The ocean provides the oxygen for every second breath that we take; locks down 25 per cent of the carbon dioxide that we emit and provides food for millions of people across the planet.  It drives the weather, and its great currents bring sustenance to the plates of billions around the world. However, ocean waves hide the biggest potential threat to life on our planet. A combination of overfishing, pollution and warming and acidifying seas threaten this life support system. Marine reserves could lessen the impacts by helping restore and restock marine life, encourage species abundance and diversity, and build resilience to change.


Designating very large ocean areas as fully protected marine reserves where no destructive or extractive activities take place from the Arctic to the Antarctic and everywhere in between, could be the simplest way revitalize and regenerate our living planet.

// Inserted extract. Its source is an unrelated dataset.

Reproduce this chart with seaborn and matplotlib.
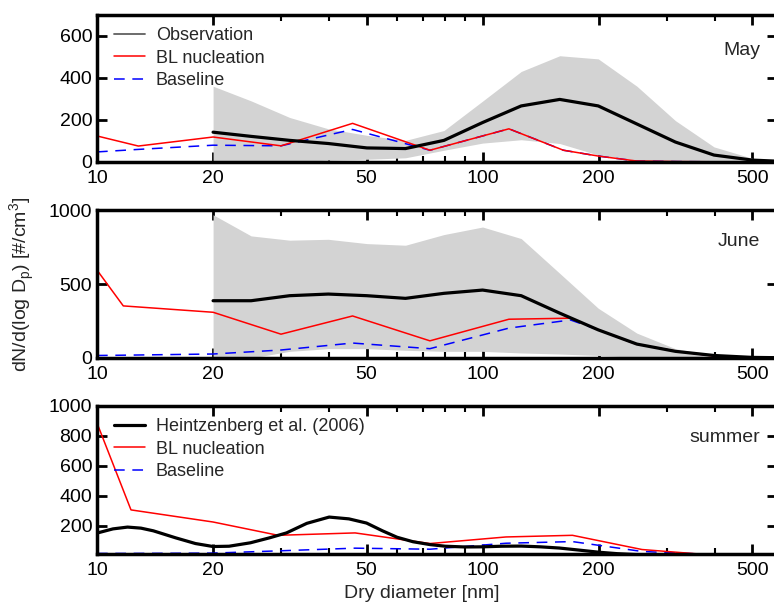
import numpy as np
import pandas as pd
import matplotlib
matplotlib.use('Agg')
import matplotlib.pyplot as plt
from matplotlib.lines import Line2D
from matplotlib.ticker import FixedLocator, NullFormatter, FixedFormatter
import seaborn as sns

sns.set_style('ticks')
plt.rcParams['font.family'] = ['Liberation Sans', 'DejaVu Sans']

# observation grid (May / June)
obs_d = [20, 25.1, 31.6, 39.8, 50.1, 63.1, 79.4, 100, 125.9, 158.5, 199.5, 251.2, 316.2, 398.1, 501.2, 631]

may_obs = [142, 122, 103, 88, 67, 64, 103, 188, 267, 298, 267, 181, 95, 33, 9, 1]
may_hi = [361, 291, 212, 158, 127, 103, 150, 290, 431, 506, 491, 361, 197, 72, 17, 3]
may_lo = [0, 0, 0, 9, 13, 20, 56, 90, 106, 88, 33, 9, 0, 0, 0, 0]
may_d = [10, 12.8, 20, 30, 46, 73, 117, 162, 200, 250, 320, 400, 500, 631]
may_bl = [124, 76, 119, 77, 184, 56, 158, 56, 28, 5, 2, 1, 0, 0]
may_base = [48, 60, 80, 77, 155, 56, 158, 56, 28, 5, 2, 1, 0, 0]

june_obs = [387, 387, 421, 432, 421, 403, 437, 459, 421, 303, 190, 94, 45, 17, 4, 1]
june_hi = [968, 825, 796, 802, 773, 762, 834, 885, 807, 572, 336, 168, 63, 17, 4, 1]
june_lo = [0, 0, 45, 63, 63, 52, 45, 45, 34, 27, 17, 5, 2, 0, 0, 0]
june_d = [10, 11.7, 20, 30, 46, 73, 117, 169, 200, 250, 320, 400, 500, 631]
june_bl = [594, 352, 309, 161, 284, 116, 262, 269, 190, 94, 45, 12, 0, 0]
june_base = [17, 19, 27, 54, 101, 63, 202, 257, 190, 94, 45, 12, 0, 0]

# summer
sum_d = [10, 12.25, 20, 29.5, 46.7, 73, 115, 171, 259, 360]
sum_bl = [886, 305, 224, 135, 151, 80, 124, 135, 40, 11]
sum_base = [14, 14, 16, 31, 49, 42, 82, 93, 27, 11]
heintz_d = [10, 11, 12, 13, 14, 16, 18, 20, 22, 25, 28, 31, 35, 40, 45, 50, 55, 60, 66, 73,
            80, 90, 100, 112, 126, 141, 158, 178, 200, 224, 250]
heintz = [150, 178, 190, 183, 165, 118, 80, 60, 62, 85, 118, 151, 215, 257, 245, 217, 165, 122, 92, 73,
          62, 57, 58, 62, 63, 58, 50, 36, 22, 12, 6]

major_x = [10, 20, 50, 100, 200, 500]
minor_x = [30, 40, 60, 70, 80, 90, 300, 400]

fig = plt.figure(figsize=(7.74, 6.06), dpi=100)
W, H = 774, 606
left = 97 / W
width = 680 / W
ax1 = fig.add_axes([left, 1 - 162 / H, width, 147 / H])
ax2 = fig.add_axes([left, 1 - 358 / H, width, 148 / H])
ax3 = fig.add_axes([left, 1 - 554 / H, width, 148 / H])

gray = '#d3d3d3'
lw_obs = 2.3
lw_mod = 1.1
dash = (0, (7, 5))


def style(ax, ymin, ymax, yticks):
    ax.set_xscale('log')
    ax.set_xlim(10, 580)
    ax.set_ylim(ymin, ymax)
    ax.xaxis.set_major_locator(FixedLocator(major_x))
    ax.xaxis.set_major_formatter(FixedFormatter([str(v) for v in major_x]))
    ax.xaxis.set_minor_locator(FixedLocator(minor_x))
    ax.xaxis.set_minor_formatter(NullFormatter())
    ax.set_yticks(yticks)
    ax.set_yticklabels([str(v) for v in yticks])
    ax.tick_params(which='both', direction='in', top=True, right=True, labelsize=14, colors='black')
    ax.tick_params(which='major', length=7, width=2)
    ax.tick_params(which='minor', length=4, width=1.5)
    ax.tick_params(axis='x', pad=6)
    for s in ax.spines.values():
        s.set_linewidth(2.5)
        s.set_color('black')
    ax.set_xlabel('')
    ax.set_ylabel('')


leg_kw = dict(loc='upper left', frameon=False, fontsize=13, handlelength=1.7, handletextpad=0.6,
              labelspacing=0.3, borderaxespad=0.0, bbox_to_anchor=(0.015, 0.965))

# May
ax1.fill_between(obs_d, may_lo, may_hi, color=gray, lw=0)
sns.lineplot(x=may_d, y=may_base, ax=ax1, color='blue', lw=lw_mod, linestyle=dash)
sns.lineplot(x=may_d, y=may_bl, ax=ax1, color='red', lw=lw_mod)
sns.lineplot(x=obs_d, y=may_obs, ax=ax1, color='black', lw=lw_obs)
style(ax1, 0, 700, [0, 200, 400, 600])
ax1.text(0.975, 0.76, 'May', transform=ax1.transAxes, ha='right', va='center', fontsize=14)
h1 = [Line2D([], [], color='#606060', lw=1.3),
      Line2D([], [], color='red', lw=lw_mod),
      Line2D([], [], color='blue', lw=lw_mod, linestyle=dash)]
ax1.legend(h1, ['Observation', 'BL nucleation', 'Baseline'], **leg_kw)

# June
ax2.fill_between(obs_d, june_lo, june_hi, color=gray, lw=0)
sns.lineplot(x=june_d, y=june_base, ax=ax2, color='blue', lw=lw_mod, linestyle=dash)
sns.lineplot(x=june_d, y=june_bl, ax=ax2, color='red', lw=lw_mod)
sns.lineplot(x=obs_d, y=june_obs, ax=ax2, color='black', lw=lw_obs)
style(ax2, 0, 1000, [0, 500, 1000])
ax2.text(0.975, 0.79, 'June', transform=ax2.transAxes, ha='right', va='center', fontsize=14)

# summer
sns.lineplot(x=sum_d, y=sum_base, ax=ax3, color='blue', lw=lw_mod, linestyle=dash)
sns.lineplot(x=sum_d, y=sum_bl, ax=ax3, color='red', lw=lw_mod)
sns.lineplot(x=heintz_d, y=heintz, ax=ax3, color='black', lw=lw_obs)
style(ax3, 10, 1000, [200, 400, 600, 800, 1000])
ax3.text(0.975, 0.79, 'summer', transform=ax3.transAxes, ha='right', va='center', fontsize=14)
h3 = [Line2D([], [], color='black', lw=lw_obs),
      Line2D([], [], color='red', lw=lw_mod),
      Line2D([], [], color='blue', lw=lw_mod, linestyle=dash)]
ax3.legend(h3, ['Heintzenberg et al. (2006)', 'BL nucleation', 'Baseline'], **leg_kw)

fig.text(22 / W, 1 - 284 / H, 'dN/d(log D$_\\mathregular{p}$) [#/cm$^\\mathregular{3}$]',
         rotation=90, ha='center', va='center', fontsize=14)
fig.text(422 / W, 1 - 594 / H, 'Dry diameter [nm]', ha='center', va='center', fontsize=14)

fig.savefig('out.png', dpi=100)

It is staggering to think that about 70 per cent of the Earth’s surface is ocean, that is contains a greater diversity of life than anywhere on land, and yet, less than 3 per cent is fully protected. Individually and together, governments are beginning to recognize the need for action, and we now have an opportunity to actively encourage them to do so.

Next month, governments will decide whether to declare what has been described by some scientists as the ‘Serengeti of the ocean,’ Antarctica’s Ross Sea, as well as large areas of the Southern Ocean near East Antarctica as protected areas. More than four years in the making, with a proposal led by the United States and New Zealand and supported by the Antarctic Oceans Alliance, this would be a step toward the creation of a broad system of Southern Ocean marine reserves, and protect life at sea on an order of magnitude greater than anything before.

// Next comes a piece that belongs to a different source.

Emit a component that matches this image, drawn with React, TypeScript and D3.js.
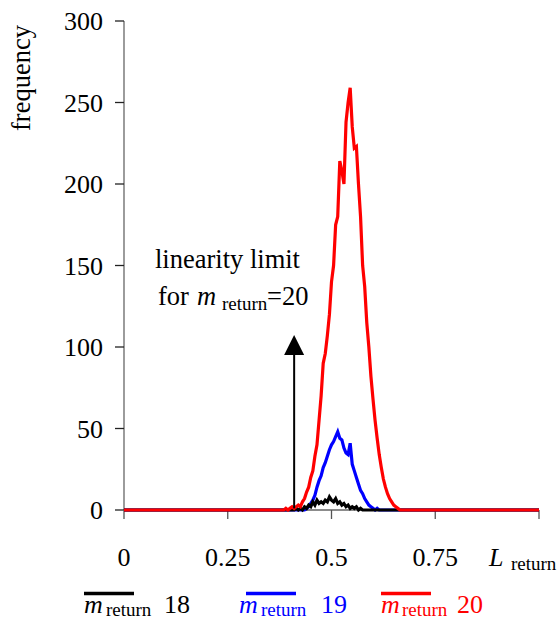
import React from "react";
import * as d3 from "d3";

const L_START = 0.385;
const L_STEP = 0.005;

const redValues = [
  0, 1, 0, 1, 2, 1, 2, 3, 2, 5, 7, 11, 14, 20, 24, 33, 40, 55, 70, 90, 96, 107, 120, 140, 150,
  175, 180, 214, 208, 200, 238, 250, 259, 235, 222, 223, 200, 180, 150, 137, 115, 100, 82, 68, 55,
  44, 34, 26, 19, 14, 10, 7, 5, 3, 2, 1, 0,
];

const BLUE_START = 0.435;
const blueValues = [
  0, 1, 2, 4, 6, 9, 14, 18, 21, 26, 29, 33, 37, 40, 42, 45, 48, 44, 43, 38, 35, 34, 41, 28, 24,
  20, 16, 12, 10, 7, 5, 3, 2, 1, 0, 1, 0,
];

const BLACK_START = 0.405;
const blackValues = [
  0, 0, 1, 0, 1, 0, 2, 1, 3, 2, 5, 3, 6, 4, 5, 4, 6, 5, 8, 6, 5, 7, 4, 5, 3, 4, 2, 3, 1, 2, 1, 2,
  0, 1, 0,
];

const xTicks = [0, 0.25, 0.5, 0.75, 1];
const xTickLabels = ["0", "0.25", "0.5", "0.75", ""];
const yTicks = [0, 50, 100, 150, 200, 250, 300];

const legendItems = [
  { label: "18", color: "#000000" },
  { label: "19", color: "#0000ff" },
  { label: "20", color: "#ff0000" },
];

const FONT = "Liberation Serif";

function toSeries(start: number, values: number[]): [number, number][] {
  const pts: [number, number][] = [[0, 0]];
  values.forEach((v, i) => pts.push([start + i * L_STEP, v]));
  pts.push([1, 0]);
  return pts;
}

function T(props: any) {
  const { size, italic, children, ...rest } = props;
  return (
    <text
      {...rest}
      style={{
        fontFamily: FONT,
        fontSize: size + "px",
        fontStyle: italic ? "italic" : "normal",
      }}
    >
      {children}
    </text>
  );
}

export default function App() {
  const x = d3.scaleLinear().domain([0, 1]).range([124, 539]);
  const y = d3.scaleLinear().domain([0, 300]).range([510, 21]);
  const line = d3
    .line<[number, number]>()
    .x((d) => x(d[0]))
    .y((d) => y(d[1]));

  const series = [
    { data: toSeries(BLUE_START, blueValues), color: "#0000ff" },
    { data: toSeries(BLACK_START, blackValues), color: "#000000" },
    { data: toSeries(L_START, redValues), color: "#ff0000" },
  ];

  const legendLineX = [84, 246, 381];
  const legendMX = [84, 239, 381];
  const legendSubX = [106, 261, 402];
  const legendNumX = [164, 321, 457];

  const arrowX = x(0.41);

  return (
    <svg
      width={559}
      height={620}
      style={{ position: "absolute", left: 0, top: 0, background: "#fff" }}
    >
      {/* y axis */}
      <line x1={x(0)} x2={x(0)} y1={y(300)} y2={y(0)} stroke="#666" strokeWidth={1.3} />
      {yTicks.map((t) => (
        <g key={"y" + t}>
          <line x1={x(0) - 9} x2={x(0)} y1={y(t)} y2={y(t)} stroke="#222" strokeWidth={1.3} />
          <T x={103} y={y(t) + 9} textAnchor="end" size={26} fill="#000">
            {t}
          </T>
        </g>
      ))}
      {/* x axis */}
      <line x1={x(0)} x2={x(1)} y1={y(0)} y2={y(0)} stroke="#666" strokeWidth={1.3} />
      {xTicks.map((t, i) => (
        <g key={"x" + t}>
          <line x1={x(t)} x2={x(t)} y1={y(0)} y2={y(0) + 9} stroke="#555" strokeWidth={1.3} />
          {xTickLabels[i] && (
            <T x={x(t)} y={566} textAnchor="middle" size={26} fill="#000">
              {xTickLabels[i]}
            </T>
          )}
        </g>
      ))}
      <T x={489} y={566} size={26} italic fill="#000">
        L
      </T>
      <T x={511} y={570} size={19} fill="#000">
        return
      </T>

      {/* y label */}
      <T transform={`translate(30,78) rotate(-90)`} textAnchor="middle" size={26.5} fill="#000">
        frequency
      </T>

      {/* series */}
      {series.map((s, i) => (
        <path
          key={i}
          d={line(s.data) || ""}
          fill="none"
          stroke={s.color}
          strokeWidth={3.2}
          strokeLinejoin="miter"
        />
      ))}

      {/* arrow annotation */}
      <line x1={arrowX} x2={arrowX} y1={y(1)} y2={352} stroke="#000" strokeWidth={2} />
      <path d={`M${arrowX},335 L${arrowX + 10},355 L${arrowX - 10},355 Z`} fill="#000" />
      <T x={155} y={268} size={26.5} fill="#000">
        linearity limit
      </T>
      <T x={158} y={305} size={26.5} fill="#000">
        for
      </T>
      <T x={197} y={305} size={26.5} italic fill="#000">
        m
      </T>
      <T x={222} y={310} size={19} fill="#000">
        return
      </T>
      <T x={267} y={305} size={26.5} fill="#000">
        =20
      </T>

      {/* legend */}
      {legendItems.map((item, i) => (
        <g key={"lg" + i}>
          <line
            x1={legendLineX[i]}
            x2={legendLineX[i] + 50}
            y1={593.5}
            y2={593.5}
            stroke={item.color}
            strokeWidth={3.5}
          />
          <T x={legendMX[i]} y={613} size={26} italic fill={item.color}>
            m
          </T>
          <T x={legendSubX[i]} y={616} size={19} fill={item.color}>
            return
          </T>
          <T x={legendNumX[i]} y={613} size={26} fill={item.color}>
            {item.label}
          </T>
        </g>
      ))}
    </svg>
  );
}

I have also been following the work at the UN for high seas protection. Once thought to be barren and devoid of life, the high seas are one of the largest reservoirs of biodiversity on Earth. UN negotiations for a new treaty to protect life in the global ocean have begun, but time is of the essence. These negotiations need to speed up and the resulting treaty needs to enable the full protection of large areas of these international waters.

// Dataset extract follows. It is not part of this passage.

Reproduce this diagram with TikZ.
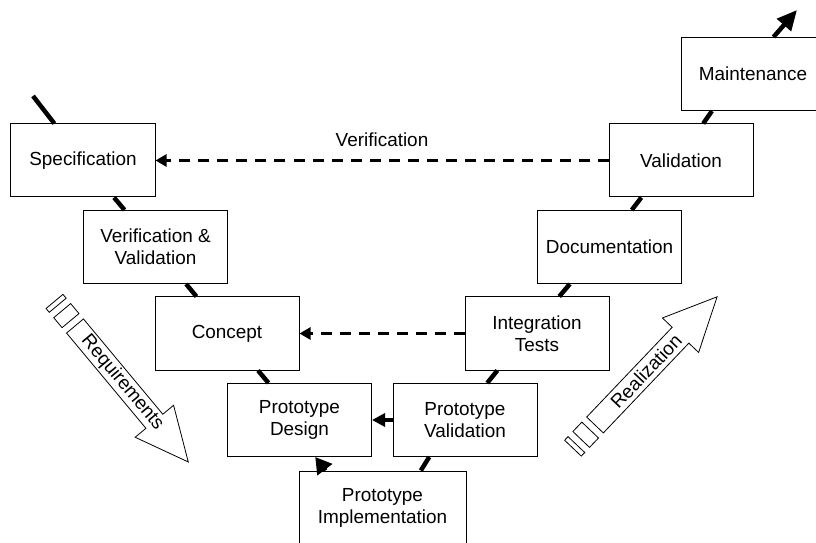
\documentclass[tikz,border=0pt]{standalone}
\usepackage{fontspec}
\setmainfont{Liberation Sans}
\usetikzlibrary{arrows.meta}
\tikzset{
  phase/.style={draw,line width=1bp,fill=white,minimum width=144bp,minimum height=73bp,align=center,inner sep=2bp},
  vline/.style={line width=4.5bp},
  checkline/.style={line width=3bp,dash pattern=on 11bp off 8bp,-{Triangle[length=11bp,width=12bp]}},
  bigarrow/.style={draw,line width=0.8bp,fill=white},
}
\begin{document}
\begin{tikzpicture}[x=1bp,y=-1bp,font=\fontsize{19}{22}\selectfont]
\useasboundingbox (0,0) rectangle (816,543);
\coordinate (vstart) at (33,96);
\coordinate (vend) at (797,10);

\node [phase] (spec) at (83,160.5) {Specification};
\node [phase] (vandv) at (155.5,247) {Verification \&\\Validation};
\node [phase] (concept) at (227,333.5) {Concept};
\node [phase] (design) at (299.5,420) {Prototype\\Design};
\node [phase,minimum width=167bp] (impl) at (382.5,507.5) {Prototype\\Implementation};
\node [phase] (protoval) at (465,420) {Prototype\\Validation};
\node [phase] (integ) at (537,333.5) {Integration\\Tests};
\node [phase] (docu) at (609.5,247) {Documentation};
\node [phase] (valid) at (681,160.5) {Validation};
\node [phase] (maint) at (753,74) {Maintenance};

\draw [vline] (vstart) -- (spec);
\draw [vline] (spec) -- (vandv);
\draw [vline] (vandv) -- (concept);
\draw [vline] (concept) -- (design);
\draw [vline,-{Triangle[length=16bp,width=18bp]}] (impl.147) -- (design.-67);
\draw [vline] (impl.44) -- (protoval.226);
\draw [vline] (protoval.59) -- (integ.223);
\draw [vline] (integ.59) -- (docu.223);
\draw [vline] (docu.59) -- (valid.223);
\draw [vline] (valid.59) -- (maint.222);
\draw [vline,-{Triangle[length=20bp,width=18bp]}] (maint.61) -- (vend);

\draw [checkline] (valid) -- (spec) node [midway,above=9bp,inner sep=3bp] (verlabel) {Verification};
\draw [checkline] (integ) -- (concept);
\draw [vline,-{Triangle[length=13bp,width=13bp]}] (protoval) -- (design);

\begin{scope}[shift={(75,326)},rotate=-50.2]
\draw [bigarrow] (0,-11) -- (124,-11) -- (124,-25) -- (177,0) -- (124,25) -- (124,11) -- (0,11) -- cycle;
\draw [bigarrow] (-20,-11) rectangle (-7,11);
\draw [bigarrow] (-32,-11) rectangle (-27,11);
\node [rotate=-50.2] (reqlabel) at (74,0) {Requirements};
\end{scope}

\begin{scope}[shift={(595,425)},rotate=46.4]
\draw [bigarrow] (0,-11.5) -- (124,-11.5) -- (124,-25) -- (177,0) -- (124,25) -- (124,11.5) -- (0,11.5) -- cycle;
\draw [bigarrow] (-20,-11.5) rectangle (-7,11.5);
\draw [bigarrow] (-32,-11.5) rectangle (-27,11.5);
\node [rotate=46.4] (reallabel) at (74,0) {Realization};
\end{scope}
\end{tikzpicture}
\end{document}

The United Kingdom declared its intention to protect the waters around the Pitcairn Islands earlier this year.  With the Chagos Islands already a marine reserve, the UK should now look to the Ascension Islands and South Sandwich and South Georgia to establish greater protections and reinforce global leadership on this issue. In 2014, President Obama expanded the US Pacific Remote Islands Marine National Monument that was first established by President Bush.  A number of groups are now also calling for the protection of Cashes Ledge and the New England Canyons and Seamounts, which lie about 150 miles off Cape Cod and have been called the “Yellowstone of the North Atlantic,” by my fellow Ocean Elder, Sylvia Earle.

Palau’s President Tommy Remengesau is working to ban all commercial fishing from his country’s Exclusive Economic Zone and fully protect 80 per cent of itand in South America, momentum seems to be building for the creation of one of the world’s biggest ocean protected areas, Easter Island, a province of Chile that lies about 4000 kilometres from the mainland with support from the local Mayor and peoples and the Chilean government. Chile is preparing to host the second “Our Ocean” meeting in early October (the first was convened last year by John Kerry, the US Secretary of State) and I look forward to seeing what commitments are made there by Chile and others.


Now is the time for a massive groundswell that reflects the realities of the 21st century. So instead of destroying life in the sea, we must regenerate and rebuild it. Marine Protected Areas across the globe are the key to making sure this happens. From small to large, from the tropics to the icy frontiers, we need protection and we need to get moving on all fronts.